CFTC Seeks Stress Tests Input
Having administered two stress tests of central counter-party clearers under its belt, the US Commodity Futures Trading Commission plans to open the development of future tests in the coming year.
“We intend to put what we learn from each test into the design of future tests,” said CFTC Chairman Christopher Giancarlo during his keynote at the ISDA Regulators and Industry Forum in Singapore. “The goal is to establish a stress testing regime that is thorough, data-driven, econometrically sound and reflective of multi-CCP operations and their role in dynamic market ecosystems.”
The regulator looks to draw upon the insights from fellow prudential and market regulators as well as subject-matter experts like economists and academics to further develop its testing regime.
Giancarlo particularly would like the Federal Reserve Board to participate in its program since the FRB supervises the systematically important derivatives clearing organizations CME Clearing and ICE Clearing Credit.

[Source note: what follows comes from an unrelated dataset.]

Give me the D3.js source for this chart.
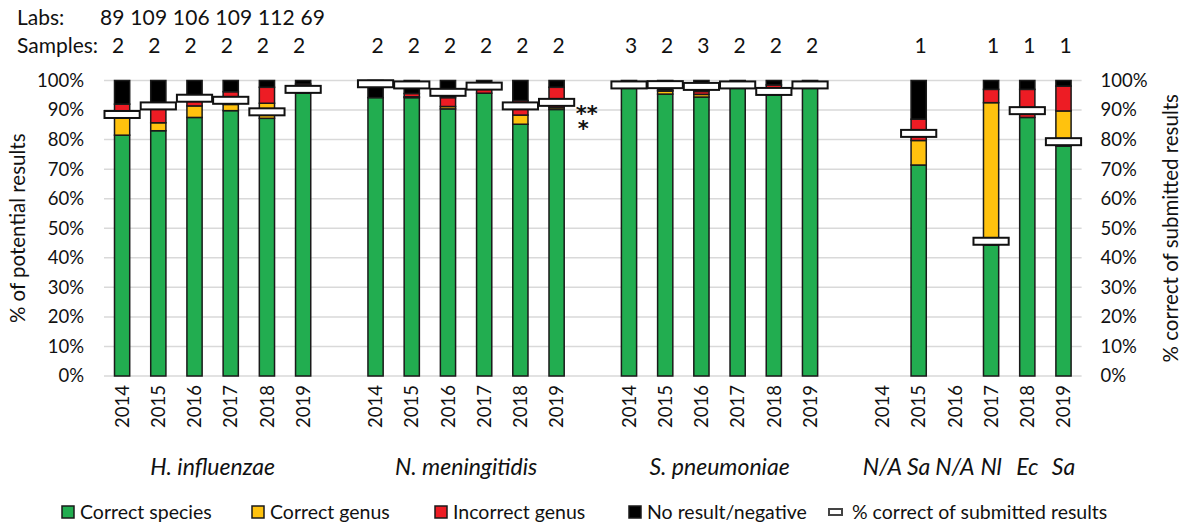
<!DOCTYPE html>
<html>
<head>
<meta charset="utf-8">
<script src="https://cdn.jsdelivr.net/npm/d3@7"></script>
<style>
  html, body { margin: 0; padding: 0; background: #fff; }
  svg { display: block; font-family: Lato, "Open Sans", sans-serif; }
</style>
</head>
<body>
<svg id="chart" width="1190" height="525"></svg>
<script>
// Identification results per organism and year (percent of potential results)
const groups = ["H. influenzae", "N. meningitidis", "S. pneumoniae", "Other"];
const years = ["2014", "2015", "2016", "2017", "2018", "2019"];
const otherOrganisms = ["N/A", "Sa", "N/A", "Nl", "Ec", "Sa"];

const labs = [89, 109, 106, 109, 112, 69];
const samples = [
  2, 2, 2, 2, 2, 2,
  2, 2, 2, 2, 2, 2,
  3, 2, 3, 2, 2, 2,
  null, 1, null, 1, 1, 1
];

const correctSpecies = [
  81.5, 83.0, 87.5, 89.8, 87.2, 95.8,
  94.2, 94.2, 90.4, 95.7, 85.2, 90.2,
  97.8, 95.4, 94.4, 97.8, 95.2, 97.8,
  null, 71.4, null, 44.3, 87.5, 77.8
];
const correctGenus = [
  7.0, 2.7, 3.9, 2.1, 5.1, 0,
  0, 0.3, 0.8, 0, 3.1, 0.6,
  0, 1.0, 0.9, 0, 0, 0,
  null, 8.3, null, 48.2, 0, 11.9
];
const incorrectGenus = [
  3.5, 5.1, 1.7, 4.3, 5.4, 3.0,
  0, 1.1, 3.0, 1.9, 4.9, 6.9,
  0.5, 0.3, 1.0, 0.5, 3.3, 0.3,
  null, 7.2, null, 4.5, 9.5, 8.4
];
const noResult = [
  8.0, 9.2, 6.9, 3.8, 2.3, 1.2,
  5.8, 4.4, 5.8, 2.4, 6.8, 2.3,
  1.7, 3.3, 3.7, 1.7, 1.5, 1.9,
  null, 13.1, null, 3.0, 3.0, 1.9
];
const pctCorrectSubmitted = [
  88.5, 91.4, 94.0, 93.3, 89.4, 97.0,
  98.9, 98.5, 96.0, 98.1, 91.4, 92.6,
  98.5, 98.6, 98.0, 98.5, 96.3, 98.5,
  null, 82.1, null, 45.6, 89.8, 79.3
];

const yTicks = [0, 10, 20, 30, 40, 50, 60, 70, 80, 90, 100];

const seriesKeys = ["species", "genus", "incorrect", "none"];
const seriesNames = ["Correct species", "Correct genus", "Incorrect genus", "No result/negative"];
const seriesColors = ["#22ad50", "#ffc20e", "#ed1c24", "#000000"];

// Build rows and the slot domain (one empty slot between organism groups)
const rows = [];
const slots = [];
groups.forEach((g, gi) => {
  years.forEach((yr, yi) => {
    const i = gi * years.length + yi;
    const key = g + "|" + yr;
    slots.push(key);
    rows.push({
      key, group: g, gi, year: yr, i,
      species: correctSpecies[i] || 0,
      genus: correctGenus[i] || 0,
      incorrect: incorrectGenus[i] || 0,
      none: noResult[i] || 0,
      has: correctSpecies[i] != null,
      marker: pctCorrectSubmitted[i],
      samples: samples[i]
    });
  });
  if (gi < groups.length - 1) slots.push("gap" + gi);
});

const svg = d3.select("#chart");
const plotTop = 80.5, plotBottom = 376, plotLeft = 104, plotRight = 1081.6;

const x = d3.scaleBand().domain(slots).range([plotLeft, plotRight]).padding(0);
const y = d3.scaleLinear().domain([0, 100]).range([plotBottom, plotTop]);
const bw = x.bandwidth();
const barW = bw * 0.42;

// Gridlines
svg.append("g").selectAll("line").data(yTicks).join("line")
  .attr("x1", plotLeft).attr("x2", plotRight)
  .attr("y1", d => y(d)).attr("y2", d => y(d))
  .attr("stroke", "#d9d9d9").attr("stroke-width", 1.5);

// Left and right axes (same percentage scale)
const fmt = d => d + "%";
const leftAxis = svg.append("g").attr("transform", `translate(${plotLeft - 20},0)`)
  .call(d3.axisLeft(y).tickValues(yTicks).tickFormat(fmt).tickSize(0).tickPadding(0));
const rightAxis = svg.append("g").attr("transform", `translate(${plotRight + 19},0)`)
  .call(d3.axisRight(y).tickValues(yTicks).tickFormat(fmt).tickSize(0).tickPadding(0));
[leftAxis, rightAxis].forEach(a => {
  a.select(".domain").remove();
  a.selectAll("text").attr("font-family", "Lato, sans-serif").attr("font-size", 18.5).attr("fill", "#111");
});

// Stacked bars
const stack = d3.stack().keys(seriesKeys);
const stacked = stack(rows.filter(r => r.has));
svg.append("g").selectAll("g").data(stacked).join("g")
  .attr("fill", (d, i) => seriesColors[i])
  .selectAll("rect").data(d => d.filter(s => s[1] - s[0] > 0)).join("rect")
  .attr("x", d => x(d.data.key) + (bw - barW) / 2)
  .attr("width", barW)
  .attr("y", d => y(d[1]))
  .attr("height", d => y(d[0]) - y(d[1]))
  .attr("stroke", "#1a1a1a").attr("stroke-width", 1.5);

// Markers: % correct of submitted results
const mH = 7;
svg.append("g").selectAll("rect").data(rows.filter(r => r.marker != null)).join("rect")
  .attr("x", d => x(d.key) + 0.5)
  .attr("width", bw - 1)
  .attr("y", d => y(d.marker) - mH / 2)
  .attr("height", mH)
  .attr("fill", "#fff").attr("stroke", "#111").attr("stroke-width", 2);

// Asterisks beside N. meningitidis 2019
const nm19 = x("N. meningitidis|2019") + bw;
const ast = svg.append("text").attr("font-family", "DejaVu Sans, sans-serif")
  .attr("font-size", 21).attr("font-weight", "bold").attr("fill", "#111");
ast.append("tspan").attr("x", nm19 + 1).attr("y", y(92.6) + 19).text("**");
ast.append("tspan").attr("x", nm19 + 3).attr("y", y(92.6) + 34).text("*");

// Year labels
svg.append("g").selectAll("text").data(rows).join("text")
  .attr("transform", d => `translate(${x(d.key) + bw / 2},385) rotate(-90)`)
  .attr("text-anchor", "end").attr("dy", "0.36em")
  .attr("font-size", 18.5).attr("fill", "#111")
  .text(d => d.year);

// Group labels
const groupG = svg.append("g").attr("font-size", 23).attr("font-style", "italic").attr("fill", "#111");
groups.slice(0, 3).forEach(g => {
  const cx = (x(g + "|2014") + x(g + "|2019") + bw) / 2;
  groupG.append("text").attr("x", cx).attr("y", 475).attr("text-anchor", "middle").text(g);
});
groupG.selectAll("text.org").data(otherOrganisms).join("text").attr("class", "org")
  .attr("x", (d, i) => x(groups[3] + "|" + years[i]) + bw / 2)
  .attr("y", 475).attr("text-anchor", "middle").text(d => d);

// Header rows: labs and samples
const head = svg.append("g").attr("font-size", 21).attr("fill", "#111");
head.append("text").attr("x", 17).attr("y", 25).text("Labs:");
head.append("text").attr("x", 100).attr("y", 25)
  .attr("textLength", 225).attr("lengthAdjust", "spacing").text(labs.join(" "));
head.append("text").attr("x", 17).attr("y", 53).text("Samples:");
head.selectAll("text.s").data(rows.filter(r => r.samples != null)).join("text").attr("class", "s")
  .attr("x", d => x(d.key) + bw / 2 - (d.gi === 0 ? 4 : -2))
  .attr("y", 53).attr("text-anchor", "middle").text(d => d.samples);

// Axis titles
svg.append("text").attr("transform", `translate(25,${(plotTop + plotBottom) / 2}) rotate(-90)`)
  .attr("text-anchor", "middle").attr("font-size", 20.5).attr("fill", "#111").text("% of potential results");
svg.append("text").attr("transform", `translate(1178,${(plotTop + plotBottom) / 2}) rotate(-90)`)
  .attr("text-anchor", "middle").attr("font-size", 20.5).attr("fill", "#111").text("% correct of submitted results");

// Legend
const legendX = [62, 252, 435, 629];
const leg = svg.append("g").attr("font-size", 19.5).attr("fill", "#111");
seriesNames.forEach((name, i) => {
  leg.append("rect").attr("x", legendX[i]).attr("y", 506).attr("width", 12).attr("height", 12)
    .attr("fill", seriesColors[i]).attr("stroke", "#1a1a1a").attr("stroke-width", 1.5);
  leg.append("text").attr("x", legendX[i] + 18).attr("y", 519).text(name);
});
leg.append("rect").attr("x", 829).attr("y", 509).attr("width", 13).attr("height", 6)
  .attr("fill", "#fff").attr("stroke", "#444").attr("stroke-width", 2);
leg.append("text").attr("x", 852).attr("y", 519).text("% correct of submitted results");
</script>
</body>
</html>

The CFTC also seeks input from the Securities and Exchange Commission and the Federal Deposit Insurance Commission, which is the resolution authority under Dodd-Frank, he noted.
“Governor [Jerome] Powell and I have established an inter-agency task force to see it through,” said Giancarlo. “We will take the same approach with the regional Federal Reserve Banks in New York and Chicago. Additionally, my staff and I also met recently with Chairman [Martin} Gruenberg and his team at the FDIC to further similar cooperation.”
In the meantime, the three of the leading clearinghouses–CME, ICE Clear Credit, and the LCH–passed the CFTC’s second multi-CCP stress test.
Each was able to generate sufficient liquidity to fulfill settlement obligations during the immediate end-of-day cycle, and in the case of those clearing interest rates swaps, during subsequent payment cycles.
“In addition, the test concluded that, in instances where multiple CCPs used the same methods or the same firm to raise funds, the cumulative size of liquidity requirements would not have impaired the ability of each CCP to meet its settlement obligations on time,” said Giancarlo.